An Oklahoma restaurant is, uh, hiring after a dozen workers were fired for no-showing work. But their absence had nothing to do with their former employer, “I Don’t Care Bar and Grill” in Catoosa. The 12 were taking part in Thursday’s anti-Trump “A Day Without Immigrants” nationwide protest.
“They feel like they’ve been unfairly terminated,” an unidentified friend told KTUL in a Friday report. The source explained that they no-showed work to stand in solidarity with immigrants.
This got them fired via text. Here’s how one string of messages went:
Employer: “You can your family are fired”
Employee: “ok tank [sic] you”
Employer: “And thank you”
Employer: “I hope you enjoyed your days off and you can enjoy many more. Love you.”
Restaurant owner Bill McNally confirmed the firings in a statement to the outlet.

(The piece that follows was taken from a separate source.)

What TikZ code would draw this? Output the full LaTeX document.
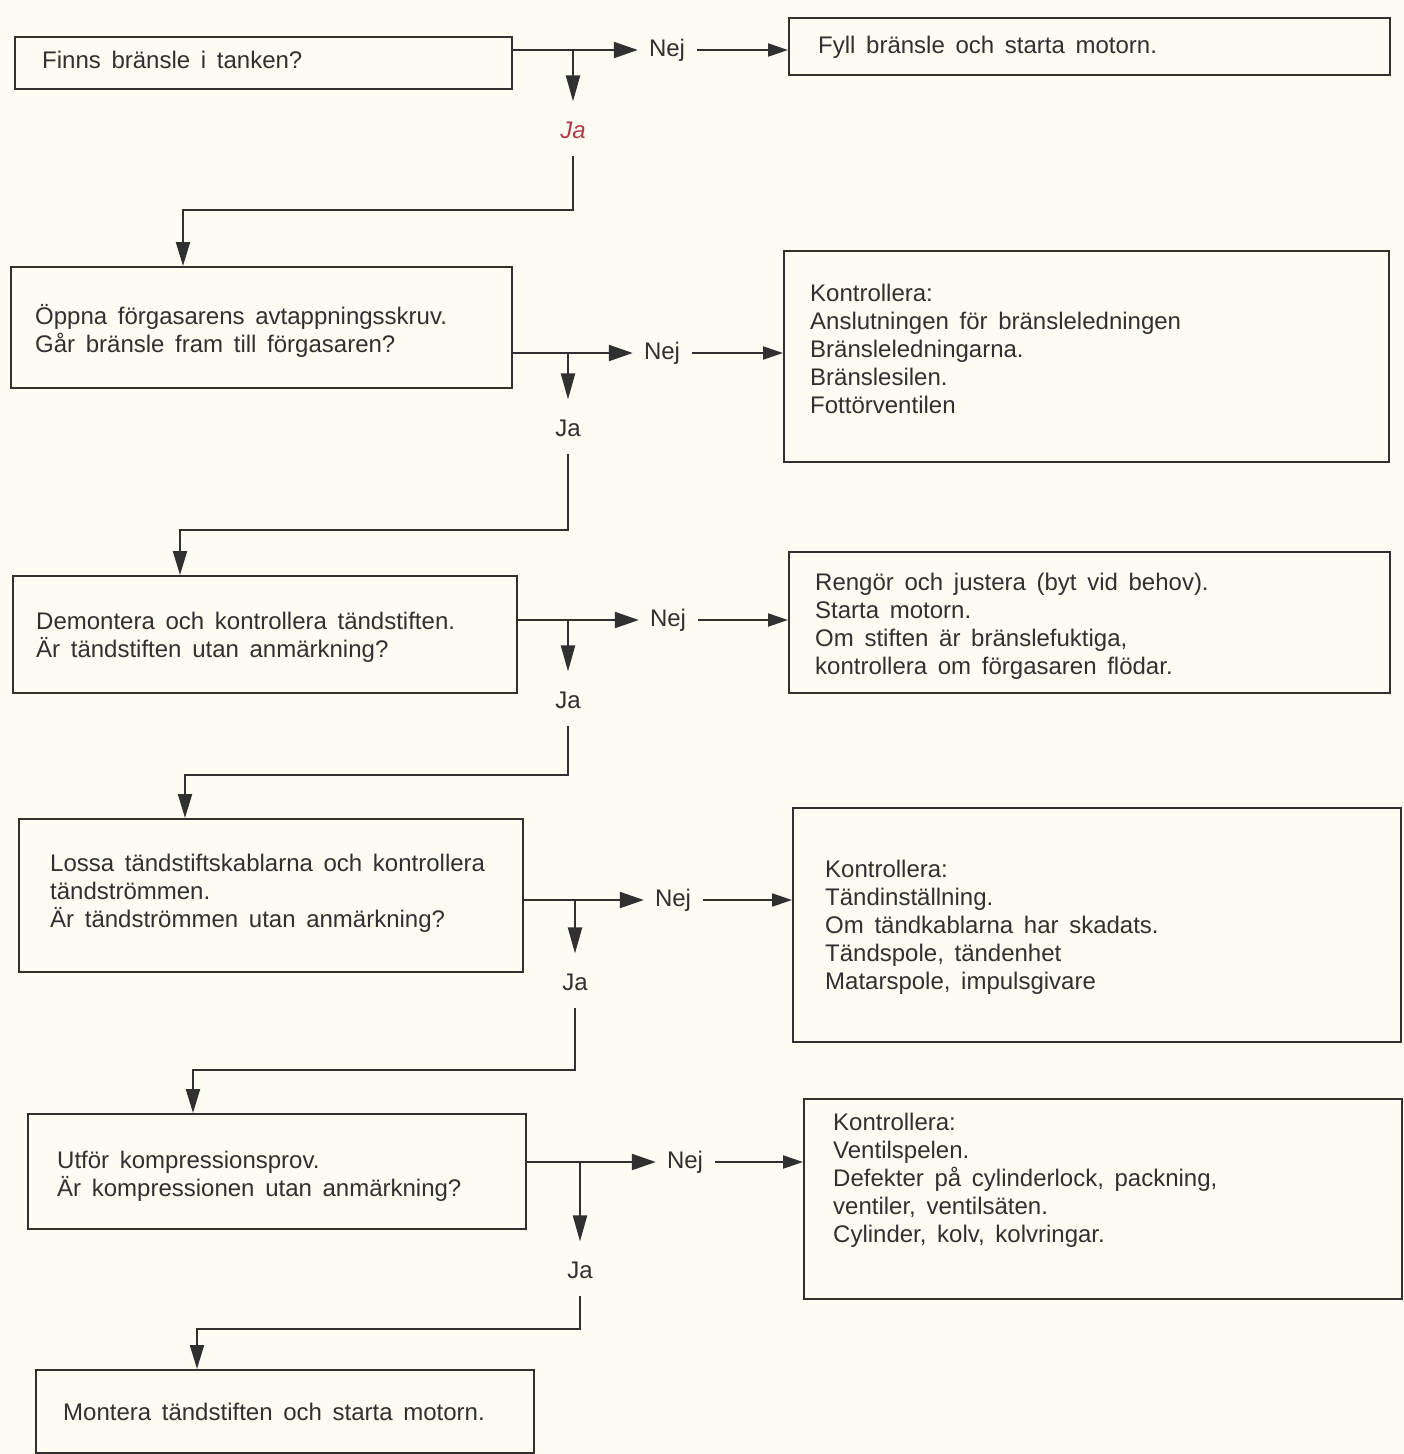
\documentclass[tikz,border=0pt]{standalone}
\usepackage{fontspec}
\setmainfont{Liberation Sans}[WordSpace={1.6}]
\usetikzlibrary{arrows.meta}
\definecolor{ink}{RGB}{48,48,48}
\definecolor{paper}{RGB}{253,251,242}
\definecolor{jared}{RGB}{175,60,72}
\begin{document}
\begin{tikzpicture}[x=1pt,y=-1pt,
  box/.style={draw=ink, line width=2.2pt, rectangle, anchor=north west, inner sep=0pt},
  txt/.style={anchor=west, align=left, text=ink, font=\fontsize{24}{28}\selectfont, inner sep=0pt},
  lbl/.style={text=ink, font=\fontsize{24}{28}\selectfont, inner sep=4pt},
  wire/.style={draw=ink, line width=2.2pt},
  nejarr/.style={wire, -{Triangle[length=24pt,width=16pt]}},
  jaarr/.style={wire, -{Triangle[length=26pt,width=14pt]}},
  inarr/.style={wire, -{Triangle[length=20pt,width=13pt]}},
  downarr/.style={wire, -{Triangle[length=24pt,width=14pt]}}]

\fill[paper] (0,0) rectangle (1404,1454);
\useasboundingbox (0,0) rectangle (1404,1454);

% boxes
\node[box, minimum width=497pt, minimum height=52pt]  (b1)  at (14,36) {};
\node[box, minimum width=601pt, minimum height=57pt]  (b2)  at (788,17) {};
\node[box, minimum width=501pt, minimum height=121pt] (b3)  at (10,266) {};
\node[box, minimum width=605pt, minimum height=211pt] (b4)  at (783,250) {};
\node[box, minimum width=504pt, minimum height=117pt] (b5)  at (12,575) {};
\node[box, minimum width=601pt, minimum height=141pt] (b6)  at (788,551) {};
\node[box, minimum width=504pt, minimum height=153pt] (b7)  at (18,818) {};
\node[box, minimum width=608pt, minimum height=234pt] (b8)  at (792,807) {};
\node[box, minimum width=498pt, minimum height=115pt] (b9)  at (27,1113) {};
\node[box, minimum width=598pt, minimum height=200pt] (b10) at (803,1098) {};
\node[box, minimum width=498pt, minimum height=83pt]  (b11) at (35,1369) {};

% texts
\node[txt] (t1) at (42,60) {Finns bränsle i tanken?};
\node[txt] (t2) at (818,47) {Fyll bränsle och starta motorn.};
\node[txt] (t3) at (35,331) {Öppna förgasarens avtappningsskruv.\\Går bränsle fram till förgasaren?};
\node[txt] (t4) at (810,349) {Kontrollera:\\Anslutningen för bränsleledningen\\Bränsleledningarna.\\Bränslesilen.\\Fottörventilen};
\node[txt] (t5) at (36,637) {Demontera och kontrollera tändstiften.\\Är tändstiften utan anmärkning?};
\node[txt] (t6) at (815,626) {Rengör och justera (byt vid behov).\\Starta motorn.\\Om stiften är bränslefuktiga,\\kontrollera om förgasaren flödar.};
\node[txt] (t7) at (50,893) {Lossa tändstiftskablarna och kontrollera\\tändströmmen.\\Är tändströmmen utan anmärkning?};
\node[txt] (t8) at (825,927) {Kontrollera:\\Tändinställning.\\Om tändkablarna har skadats.\\Tändspole, tändenhet\\Matarspole, impulsgivare};
\node[txt] (t9) at (57,1176) {Utför kompressionsprov.\\Är kompressionen utan anmärkning?};
\node[txt] (t10) at (833,1180) {Kontrollera:\\Ventilspelen.\\Defekter på cylinderlock, packning,\\ventiler, ventilsäten.\\Cylinder, kolv, kolvringar.};
\node[txt] (t11) at (63,1412) {Montera tändstiften och starta motorn.};

% Nej labels
\node[lbl] (n1) at (667,50) {Nej};
\node[lbl] (n2) at (662,353) {Nej};
\node[lbl] (n3) at (668,620) {Nej};
\node[lbl] (n4) at (673,900) {Nej};
\node[lbl] (n5) at (685,1162) {Nej};

% Ja labels
\node[lbl, text=jared, font=\fontsize{24}{28}\selectfont\itshape] (ja1) at (573,130) {Ja};
\node[lbl] (ja2) at (568,428) {Ja};
\node[lbl] (ja3) at (568,700) {Ja};
\node[lbl] (ja4) at (575,982) {Ja};
\node[lbl] (ja5) at (580,1270) {Ja};

% junctions and corners
\coordinate (j1) at (ja1 |- n1);
\coordinate (j2) at (ja2 |- n2);
\coordinate (j3) at (ja3 |- n3);
\coordinate (j4) at (ja4 |- n4);
\coordinate (j5) at (ja5 |- n5);
\coordinate (k1) at (183,210);
\coordinate (k2) at (180,530);
\coordinate (k3) at (185,775);
\coordinate (k4) at (193,1070);
\coordinate (k5) at (197,1329);

% Nej branches
\draw[nejarr, shorten >=7pt] (b1.east |- n1) -- (n1.west);
\draw[inarr, shorten <=8pt] (n1.east) -- (b2.west |- n1);
\draw[nejarr, shorten >=7pt] (b3.east |- n2) -- (n2.west);
\draw[inarr, shorten <=8pt] (n2.east) -- (b4.west |- n2);
\draw[nejarr, shorten >=7pt] (b5.east |- n3) -- (n3.west);
\draw[inarr, shorten <=8pt] (n3.east) -- (b6.west |- n3);
\draw[nejarr, shorten >=7pt] (b7.east |- n4) -- (n4.west);
\draw[inarr, shorten <=8pt] (n4.east) -- (b8.west |- n4);
\draw[nejarr, shorten >=7pt] (b9.east |- n5) -- (n5.west);
\draw[inarr, shorten <=8pt] (n5.east) -- (b10.west |- n5);

% Ja branches
\draw[jaarr, shorten >=16pt] (j1) -- (ja1.north);
\draw[downarr, shorten <=13pt] (ja1.south) |- (k1) -- (k1 |- b3.north);
\draw[jaarr, shorten >=16pt] (j2) -- (ja2.north);
\draw[downarr, shorten <=13pt] (ja2.south) |- (k2) -- (k2 |- b5.north);
\draw[jaarr, shorten >=16pt] (j3) -- (ja3.north);
\draw[downarr, shorten <=13pt] (ja3.south) |- (k3) -- (k3 |- b7.north);
\draw[jaarr, shorten >=16pt] (j4) -- (ja4.north);
\draw[downarr, shorten <=13pt] (ja4.south) |- (k4) -- (k4 |- b9.north);
\draw[jaarr, shorten >=16pt] (j5) -- (ja5.north);
\draw[downarr, shorten <=13pt] (ja5.south) |- (k5) -- (k5 |- b11.north);
\end{tikzpicture}
\end{document}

He said there’s a “zero tolerance policy for no show/no call incidents and the 12 employees violated that policy.” McNally said he’d fired employers for no-showing work before.
The former kitchen staff don’t agree with the decision, though they claim not to be mad at him.
“They feel like he could’ve done something for them since they’d been working for him [for 2 years],” the friend said.
The dozen didn’t want the outlet to publish their names and faces, so it’s actually not specified if they’re noncitizens, documented or otherwise. The only article mentioned that they’re all Hispanic, and a friend translated on their behalf.
As things stand, the workers have little legal leverage since Oklahoma is an at-will employment state. Employment law and personal injury attorney Rosemarie Arnold laid out the dynamics at play here.
“You are right about it being an at-will employment state and therefore anyone who was fired as a result of taking off on that day will have no recourse unless they were fired specifically because they are Hispanic, which is a protected class,” she told Law Newz. “That would be very difficult to prove. You can’t just take off from work to protest if your employer tells you you have to be at work. It’s the same thing as taking off because you want to go to the beach or because you want to go to a parade or take part in any other for cause or non-cause event.”
Update – Feb. 19, 1:45 p.m.: Added legal analysis.